The success of any esport probably depends on its ability to see underdogs come back from the brink to win against all odds. Some of Heroes’ features, like the shared experience and the lack of items, seemed to many fans an indication that Heroes games might be decided in the first few minutes, with one team building up an insurmountable lead. But with actual players now taking to the field, it has become clear that Blizzard found a few smart ways keep the game fair.
In one of the first games we played, our team leapt out ahead, only to throw away the lead as we failed to remain organized. We watched in horror as our teammates leapt far too deep into enemy territory, only to be slaughtered by underdogs who were quickly turning the tables.

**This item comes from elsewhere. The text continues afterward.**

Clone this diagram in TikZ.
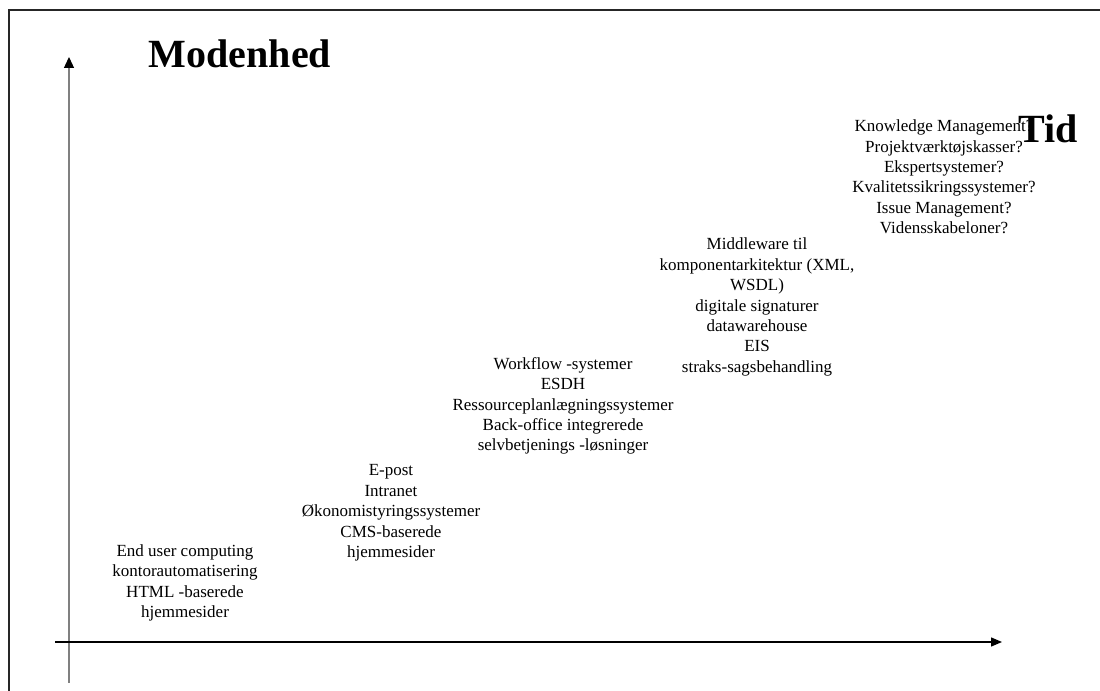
\documentclass[tikz,border=0pt]{standalone}
\usepackage{fontspec}
\setmainfont{Liberation Serif}
\usetikzlibrary{arrows.meta}
\definecolor{aksegraa}{RGB}{128,128,128}
\tikzset{
  blok/.style={align=center, inner sep=0pt, font=\fontsize{8.5}{10.2}\selectfont},
  titel/.style={inner sep=0pt, font=\fontsize{20}{24}\selectfont\bfseries},
  ramme/.style={line width=1pt, black!85},
  lodret/.style={-{Triangle[width=5pt,length=5.5pt,color=black]}, line width=0.65pt, aksegraa},
  vandret/.style={-{Triangle[width=4.5pt,length=5.5pt]}, line width=0.65pt, black},
}
\begin{document}
\begin{tikzpicture}[x=0.5pt, y=0.5pt]
  \useasboundingbox (0,0) rectangle (1100,691);
  % ramme
  \draw[ramme] (1100,681) -- (9,681) -- (9,0);
  % akser
  \coordinate (ybund) at (69,8);
  \coordinate (ytop) at (69,634);
  \coordinate (xstart) at (55,49);
  \coordinate (xslut) at (1002,49);
  \draw[lodret] (ybund) -- (ytop);
  \draw[vandret] (xstart) -- (xslut);
  \node[titel, anchor=base] (moden) at (240,623) {Modenhed};
  % trin
  \node[blok] (t1) at (185,108)
    {End user computing\\ kontorautomatisering\\ HTML -baserede\\ hjemmesider};
  \node[blok] (t2) at (391,178)
    {E-post\\ Intranet\\ Økonomistyringssystemer\\ CMS-baserede\\ hjemmesider};
  \node[blok] (t3) at (563,285)
    {Workflow -systemer\\ ESDH\\ Ressourceplanlægningssystemer\\ Back-office integrerede\\ selvbetjenings -løsninger};
  \node[blok] (t4) at (757,384)
    {Middleware til\\ komponentarkitektur (XML,\\ WSDL)\\ digitale signaturer\\ datawarehouse\\ EIS\\ straks-sagsbehandling};
  \node[blok] (t5) at (944,514)
    {Knowledge Management?\\ Projektværktøjskasser?\\ Ekspertsystemer?\\ Kvalitetssikringssystemer?\\ Issue Management?\\ Vidensskabeloner?};
  \node[titel, anchor=base west] (tid) at (1018,548) {Tid};
\end{tikzpicture}
\end{document}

Teams have to balance these three goals at all times, or risk seeing a major comeback from their opponent:
1) Stay in your lanes and kill the minions sprinting into battle to gain experience and raise the entire team’s level and strength.
2) Always take down mercenary camps when possible to add extra firepower to your pushes.
3) Always make a priority out of each map’s specific objective.
The other key element that keeps the game fair and balanced are the multiple heroes who wield various talents that unlock as you level up in game. One of the early downsides we’ve seen, however, is that many of the game’s heroes follow cookie cutter outlines for the basics at least: direct damage, line area of effect damage, and heals or buffs. Playing heroes like Tyrael, an angelic warrior from the Diablo franchise, is, well, boring so far.
A more interesting hero, however, is Gazlowe, a goblin specialist who constructs turrets, bombs, lasers, and robots in order to exert lane or area control. Gazlowe can have a rough time with direct engagement but can influence the war from afar.
Gazlowe forces you to play an anticipatory game. If you can read your opponent’s mind, laying down turrets and bombs a few seconds early as a welcoming party can make the difference between capturing a shrine and losing it. Unlike other heroes, Gazlowe has no obvious counterpart in Dota 2 or League of Legends, making him an important Heroes original.
Another strong champion we found in early play-troughs is Tyrande. She’s a “support,” which means she helps swing the battle by assisting her allies and disrupting the enemy. Her abilities seem to vary by a wide margin, from adding an extra punch to your team’s damage, to healing and giving a speed boost to a friend, or to stunning opponents from afar.
Each ability can swing any engagement in her favor if used correctly. The key for players who want to become better at the game will be in deciding when and how to use her abilities, along with how to customize her to best aid her team.
Blizzard has walked a tightrope between shorter games and being fair, but it works. The key lies in each heroes’ ultimate ability, which can swing a fight majorly in their favor. But a long cooldown on these abilities means that they won’t be available for every fight. You really need to think, “Do I want to win this fight right now, or do I want to win the next one?”
Millions of veterans of the MOBA genre will come to the game with prejudices in place, whether good or bad. But Blizzard has gone out of its way to aim for the newbies and those who have been turned off by the genre in the past.
In an effort to build a more welcoming game, Blizzard encourages party play by giving bonus experience points when you play with friends. Players aren’t even allowed to talk to the opposing team for fear of mudslinging, leaving only teammates to dole out praise and insults.
At this point in the alpha, however, almost everyone is friendly as we learn the new game together.
For new players, Heroes of the Storm is a brilliant introduction to the MOBA genre. It’s fast, the basics of the game are simple, and there’s already real depth, even while it’s still in alpha.